Would you write out the listing verbatim and skip every picture in it?

Information supplied:
○ ○ ○

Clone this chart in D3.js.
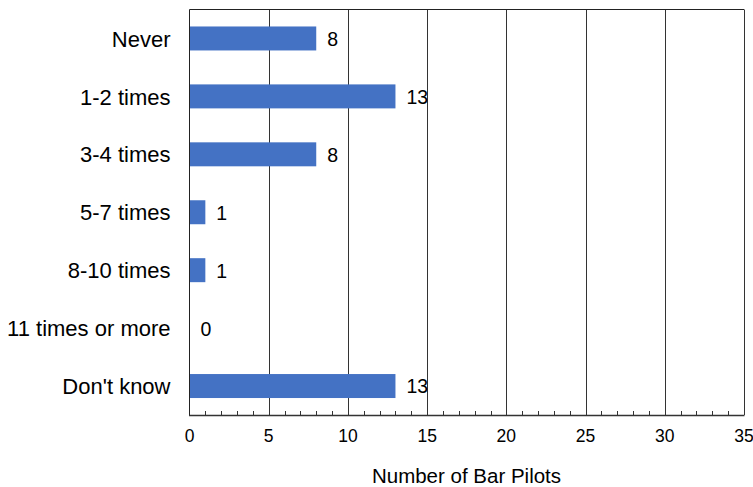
<!DOCTYPE html>
<html><head><meta charset="utf-8">
<script src="https://cdn.jsdelivr.net/npm/d3@7"></script>
<style>body{margin:0;background:#fff}svg{display:block}text{font-family:"Liberation Sans",Arial,sans-serif;fill:#000}</style>
</head><body>
<svg id="c" width="753" height="487"></svg>
<script>
const categories = ["Never","1-2 times","3-4 times","5-7 times","8-10 times","11 times or more","Don't know"];
const values = [8,13,8,1,1,0,13];
const majorTicks = [0,5,10,15,20,25,30,35];
const axisTitle = "Number of Bar Pilots";

const svg = d3.select("#c");
const L = 189.5, R = 744, T = 9.5, B = 415;
const x = d3.scaleLinear().domain([0,35]).range([L,R]);
const y = d3.scaleBand().domain(categories).range([T,B]).paddingInner(0.586).paddingOuter(0.293);

// gridlines
svg.append("g").selectAll("line").data(majorTicks.filter(d=>d>0)).join("line")
  .attr("x1",d=>Math.round(x(d))+0.5).attr("x2",d=>Math.round(x(d))+0.5)
  .attr("y1",T).attr("y2",B).attr("stroke","#333").attr("stroke-width",1);

// frame top & left
svg.append("line").attr("x1",L).attr("x2",R).attr("y1",T).attr("y2",T).attr("stroke","#222");
svg.append("line").attr("x1",L).attr("x2",L).attr("y1",T).attr("y2",B).attr("stroke","#222");

// bars
svg.append("g").selectAll("rect").data(values).join("rect")
  .attr("x",x(0)+0.5).attr("y",(d,i)=>y(categories[i]))
  .attr("width",d=>Math.max(0,x(d)-x(0)-0.5)).attr("height",y.bandwidth())
  .attr("fill","#4472C4");

// value labels
svg.append("g").selectAll("text").data(values).join("text")
  .attr("x",d=>x(d)+11).attr("y",(d,i)=>y(categories[i])+y.bandwidth()/2)
  .attr("dy","0.38em").attr("font-size",19.5).text(d=>d);

// category labels
svg.append("g").selectAll("text").data(categories).join("text")
  .attr("x",170.5).attr("y",d=>y(d)+y.bandwidth()/2).attr("dy","0.37em")
  .attr("text-anchor","end").attr("font-size",22).text(d=>d);

// x axis
const minor = d3.range(0,35.01,1).filter(d=>d%5!==0);
svg.append("g").selectAll("line").data(minor).join("line")
  .attr("x1",d=>Math.round(x(d))+0.5).attr("x2",d=>Math.round(x(d))+0.5)
  .attr("y1",B-4).attr("y2",B).attr("stroke","#333");
svg.append("line").attr("x1",L-0.5).attr("x2",R+0.5).attr("y1",B+0.5).attr("y2",B+0.5).attr("stroke","#333").attr("stroke-width",1.5);
svg.append("g").selectAll("text").data(majorTicks).join("text")
  .attr("x",d=>x(d)).attr("y",442).attr("text-anchor","middle").attr("font-size",17.5).text(d=>d);

svg.append("text").attr("x",466.5).attr("y",482.5).attr("text-anchor","middle").attr("font-size",20.5).text(axisTitle);
</script>
</body></html>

○ ○ ○

Response below:
Clone this chart in D3.js.
<!DOCTYPE html>
<html><head><meta charset="utf-8">
<script src="https://cdn.jsdelivr.net/npm/d3@7"></script>
<style>body{margin:0;background:#fff}svg{display:block}text{font-family:"Liberation Sans",Arial,sans-serif;fill:#000}</style>
</head><body>
<svg id="c" width="753" height="487"></svg>
<script>
const categories = ["Never","1-2 times","3-4 times","5-7 times","8-10 times","11 times or more","Don't know"];
const values = [8,13,8,1,1,0,13];
const majorTicks = [0,5,10,15,20,25,30,35];
const axisTitle = "Number of Bar Pilots";

const svg = d3.select("#c");
const L = 189.5, R = 744, T = 9.5, B = 415;
const x = d3.scaleLinear().domain([0,35]).range([L,R]);
const y = d3.scaleBand().domain(categories).range([T,B]).paddingInner(0.586).paddingOuter(0.293);

// gridlines
svg.append("g").selectAll("line").data(majorTicks.filter(d=>d>0)).join("line")
  .attr("x1",d=>Math.round(x(d))+0.5).attr("x2",d=>Math.round(x(d))+0.5)
  .attr("y1",T).attr("y2",B).attr("stroke","#333").attr("stroke-width",1);

// frame top & left
svg.append("line").attr("x1",L).attr("x2",R).attr("y1",T).attr("y2",T).attr("stroke","#222");
svg.append("line").attr("x1",L).attr("x2",L).attr("y1",T).attr("y2",B).attr("stroke","#222");

// bars
svg.append("g").selectAll("rect").data(values).join("rect")
  .attr("x",x(0)+0.5).attr("y",(d,i)=>y(categories[i]))
  .attr("width",d=>Math.max(0,x(d)-x(0)-0.5)).attr("height",y.bandwidth())
  .attr("fill","#4472C4");

// value labels
svg.append("g").selectAll("text").data(values).join("text")
  .attr("x",d=>x(d)+11).attr("y",(d,i)=>y(categories[i])+y.bandwidth()/2)
  .attr("dy","0.38em").attr("font-size",19.5).text(d=>d);

// category labels
svg.append("g").selectAll("text").data(categories).join("text")
  .attr("x",170.5).attr("y",d=>y(d)+y.bandwidth()/2).attr("dy","0.37em")
  .attr("text-anchor","end").attr("font-size",22).text(d=>d);

// x axis
const minor = d3.range(0,35.01,1).filter(d=>d%5!==0);
svg.append("g").selectAll("line").data(minor).join("line")
  .attr("x1",d=>Math.round(x(d))+0.5).attr("x2",d=>Math.round(x(d))+0.5)
  .attr("y1",B-4).attr("y2",B).attr("stroke","#333");
svg.append("line").attr("x1",L-0.5).attr("x2",R+0.5).attr("y1",B+0.5).attr("y2",B+0.5).attr("stroke","#333").attr("stroke-width",1.5);
svg.append("g").selectAll("text").data(majorTicks).join("text")
  .attr("x",d=>x(d)).attr("y",442).attr("text-anchor","middle").attr("font-size",17.5).text(d=>d);

svg.append("text").attr("x",466.5).attr("y",482.5).attr("text-anchor","middle").attr("font-size",20.5).text(axisTitle);
</script>
</body></html>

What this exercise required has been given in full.